| Task to carry out |
Print exactly the lines from the first one down to the line containing "y_ticks = [0, 10, 20, 30, 40, 50, 60, 70]", both ends included, with no pictures and nothing else.

....

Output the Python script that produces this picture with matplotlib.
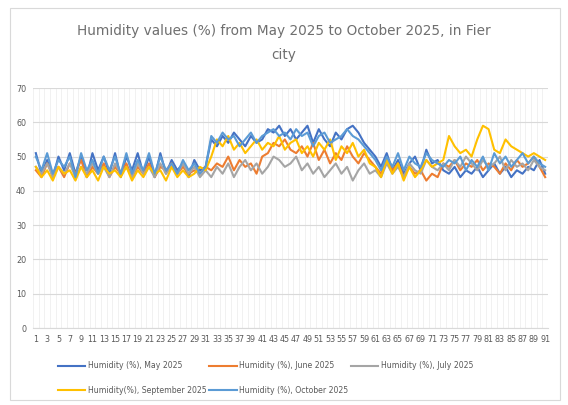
import matplotlib
matplotlib.use("Agg")
import matplotlib.pyplot as plt
from matplotlib.patches import Rectangle

days = list(range(1, 92))
tick_labels = [str(d) for d in days[::2]]
y_ticks = [0, 10, 20, 30, 40, 50, 60, 70]

may = [51,45,49,44,50,46,51,45,50,44,51,46,50,45,51,44,50,46,51,45,50,44,51,45,49,46,48,44,49,46,47,
       55,53,56,54,57,55,53,56,54,55,58,57,59,56,58,55,57,59,54,58,55,53,57,55,58,59,57,54,52,
       50,47,51,46,49,45,48,50,46,52,48,49,
       46,45,47,44,46,45,47,44,46,48,45,47,44,46,45,47,46,49,45]
june = [46,44,48,45,47,44,48,45,49,44,47,45,48,44,47,45,48,44,47,45,48,44,47,46,48,45,47,45,46,45,47,
        46,48,47,50,46,49,47,48,45,50,51,54,53,55,52,51,53,50,54,49,52,48,51,49,53,50,48,51,49,
        47,45,49,46,48,44,47,45,46,43,45,44,
        48,47,49,46,48,47,49,46,48,47,45,48,46,49,47,48,50,47,44]
july = [47,45,48,44,47,45,48,44,47,45,48,45,47,44,48,45,47,44,48,45,47,44,48,45,47,45,48,45,47,44,46,
        44,47,45,48,44,47,49,46,48,45,47,50,49,47,48,50,46,48,45,47,44,46,48,45,47,43,46,48,45,
        46,44,48,45,47,44,48,46,45,49,47,46,
        48,46,49,47,50,48,46,49,47,48,50,46,49,47,48,46,49,47,46]
september = [47,44,46,43,47,45,46,43,47,44,46,43,47,45,46,44,47,43,46,44,47,45,46,43,47,44,46,44,45,47,46,
             50,55,53,56,52,54,51,53,55,52,54,53,56,52,54,55,51,53,50,54,52,55,49,53,51,54,50,52,48,
             47,44,49,45,48,43,47,44,46,49,47,48,
             49,56,53,51,52,50,55,59,58,52,51,55,53,52,51,50,51,50,49]
october = [50,46,51,45,49,47,50,44,51,46,49,45,50,46,50,45,51,45,49,46,51,45,50,46,48,45,49,46,48,45,47,
           56,54,57,55,56,53,55,57,54,56,57,58,56,57,55,58,56,57,53,56,57,54,55,56,58,56,55,53,51,
           49,46,50,47,51,46,50,48,47,51,49,48,
           47,49,48,50,46,49,47,50,46,51,48,50,47,49,51,48,50,48,47]

series = [
    ("Humidity (%), May 2025", may, "#4472C4"),
    ("Humidity (%), June 2025", june, "#ED7D31"),
    ("Humidity (%), July 2025", july, "#A5A5A5"),
    ("Humidity(%), September 2025", september, "#FFC000"),
    ("Humidity (%), October 2025", october, "#5B9BD5"),
]

fig = plt.figure(figsize=(5.68, 4.05), dpi=100)
fig.patches.append(Rectangle((10/568, 5/405), 550/568, 392/405, transform=fig.transFigure,
                             fill=False, edgecolor="#D9D9D9", linewidth=0.8))
ax = fig.add_axes([33/568, (405-328)/405, 515/568, 240/405])

lines = []
for label, vals, color in series:
    ln, = ax.plot(days, vals, color=color, linewidth=1.5, label=label)
    lines.append(ln)

ax.set_xlim(0.5, 91.5)
ax.set_ylim(0, 70)
ax.set_yticks(y_ticks)
ax.set_xticks(days[::2])
ax.set_xticklabels(tick_labels)
ax.set_xticks([d + 0.5 for d in range(0, 92)], minor=True)
ax.tick_params(axis="both", which="both", length=0, labelsize=5.8, colors="#595959", pad=5)
ax.grid(axis="y", which="major", color="#D9D9D9", linewidth=0.8)
ax.grid(axis="x", which="minor", color="#EFEFEF", linewidth=0.6)
ax.set_axisbelow(True)
for s in ["top", "right", "left"]:
    ax.spines[s].set_visible(False)
ax.spines["bottom"].set_color("#D9D9D9")

fig.text(0.5, 1 - 43/405, "Humidity values (%) from May 2025 to October 2025, in Fier\ncity",
         ha="center", va="center", fontsize=9.8, color="#6F6F6F", linespacing=2.0)

order = [0, 3, 1, 4, 2]
fig.legend([lines[i] for i in order], [series[i][0] for i in order],
           loc="lower left", bbox_to_anchor=(58/568, 10/405), ncol=3, frameon=False,
           fontsize=5.6, handlelength=3.5, columnspacing=0.4, labelcolor="#595959",
           borderaxespad=0, borderpad=0, handletextpad=0.3, labelspacing=2.0)

fig.savefig("out.png", dpi=100)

....

| Response to this exercise |
Output the Python script that produces this picture with matplotlib.
import matplotlib
matplotlib.use("Agg")
import matplotlib.pyplot as plt
from matplotlib.patches import Rectangle

days = list(range(1, 92))
tick_labels = [str(d) for d in days[::2]]
y_ticks = [0, 10, 20, 30, 40, 50, 60, 70]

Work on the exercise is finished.